Washington Football Team Owner Daniel Snyder to Buy Out Club’s Minority Owners If Approved

If 24 of the NFL's 32 teams sign off on the deal, Snyder will become the sole owner of the WFT

WFT team owner Dan Snyder
WFT team owner Dan Snyder before a game in 2018.
John McDonnell/The Washington Post via Getty

The worst owner in the National Football League is going solo — if the rest of the league lets him.

Pending approval from 24 of the NFL’s 32 other teams, Washington Football Team principal owner Daniel Snyder will buy out the minority owners of his franchise and take sole possession of the organization. The ownership vote will take place at the annual league meeting next week.

Minority owners Fred Smith, Dwight Schar and Bob Rothman currently own 40.5% of Washington Football Inc. and have been waging a battle in court with Snyder about their shares of the team. If Snyder is allowed to buy them out, that dispute will be settled and the 56-year-old will assume complete control of the $3.5-billion franchise, according to The Associated Press.

Rothman, Schar and Smith, who bought into the team in 2003, have been trying to sell their stakes in the WFT since last spring when Snyder declined to pay them annual dividends to conserve the club’s cash with the status of the 2020 NFL season still in doubt due to COVID-19.

Buying out Smith, Schar and Rothman will cost Snyder, who bought a majority stake in the team in 1999, $875 million and he will have until 2028 to repay the debt, according to The New York Times. That’s a small price to pay to assume total control of a franchise Snyder has, after years of inept management, seemingly started to turn around.

After fighting it for years, Snyder finally consented to change Washington’s team name in July after 87 years of usage. In addition to rebranding his franchise as the Washington Football Team, Snyder also hired Jason Wright to be the NFL’s first Black team president.

Wright recently indicated that the WFT’s name, which was originally installed as a placeholder, may be permanent.
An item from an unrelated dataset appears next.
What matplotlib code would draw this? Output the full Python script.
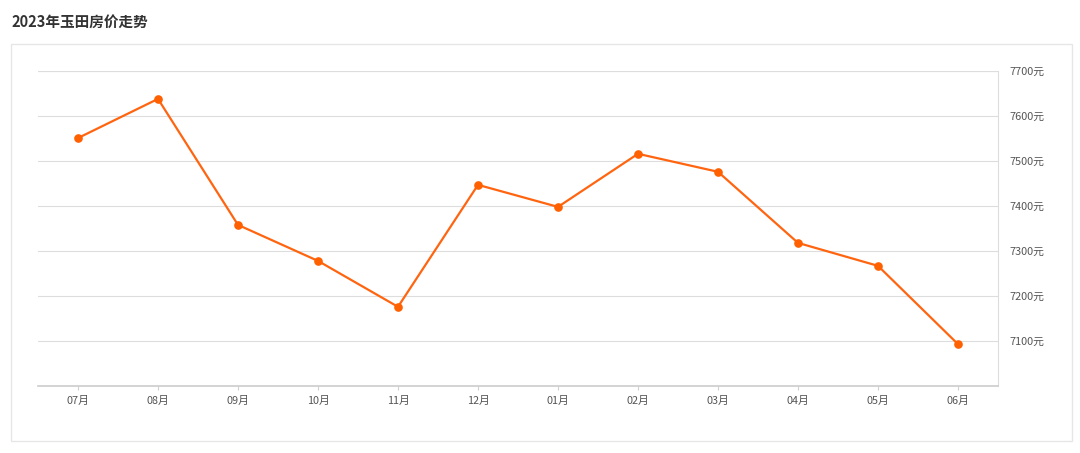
import matplotlib.pyplot as plt
from matplotlib.patches import Rectangle

plt.rcParams['font.family'] = ['Noto Sans CJK SC', 'DejaVu Sans']

# 数据
months = ['07月', '08月', '09月', '10月', '11月', '12月',
          '01月', '02月', '03月', '04月', '05月', '06月']
prices = [7551, 7638, 7358, 7278, 7176, 7447, 7398, 7516, 7476, 7318, 7267, 7093]
yticks = [7100, 7200, 7300, 7400, 7500, 7600, 7700]

W, H = 1080, 453
fig = plt.figure(figsize=(W / 100, H / 100), dpi=100)

# 外框
fig.patches.append(Rectangle((11 / W, 1 - 441 / H), (1072 - 11) / W, (441 - 44) / H,
                             transform=fig.transFigure, fill=False,
                             edgecolor='#e6e6e6', linewidth=1))
fig.text(11 / W, 1 - 22 / H, '2023年玉田房价走势', fontsize=10.5, fontweight='bold',
         color='#333333', va='center', ha='left')

ax = fig.add_axes([38 / W, 1 - 386 / H, (998 - 38) / W, (386 - 71) / H])
x = range(len(months))
ax.plot(x, prices, color='#ff6510', linewidth=1.6, marker='o', markersize=5.2,
        markerfacecolor='#ff6000', markeredgecolor='#ff6000')

ax.set_xlim(-0.5, len(months) - 0.5)
ax.set_ylim(7000, 7700)
ax.set_xticks(list(x))
ax.set_xticklabels(months)
ax.set_yticks(yticks)
ax.set_yticklabels([f'{v}元' for v in yticks])
ax.yaxis.tick_right()
ax.tick_params(axis='y', length=0, pad=8, labelsize=7.8, labelcolor='#555555')
ax.tick_params(axis='x', length=3, color='#d0d0d0', pad=4, labelsize=7.8,
               labelcolor='#555555')
ax.grid(axis='y', color='#dddddd', linewidth=0.8)
ax.axhline(7700, color='#dddddd', linewidth=0.8)
for s in ['top', 'left']:
    ax.spines[s].set_visible(False)
ax.spines['bottom'].set_color('#cccccc')
ax.spines['bottom'].set_linewidth(1.2)
ax.spines['right'].set_color('#dddddd')
ax.spines['right'].set_linewidth(0.8)
ax.set_axisbelow(True)

fig.savefig('out.png', dpi=100)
“There are a set of folks that have warmed to the Washington Football Team,” Wright told ESPN. “Some of the things that are emerging from that are the Washington Football Team has something that ties deeply to our history. It feels like that isn’t jettisoning all the things we have been in the past, whereas something that’s completely new might feel that way. It’s important for a substantial part of our fan base to feel that this is a continuation of something versus a complete reset, something brand new.”

Though the team may stick with its current title, the organization will continue to accept fan suggestions for a new name and logo through April 5 and has already received 15,000 submissions.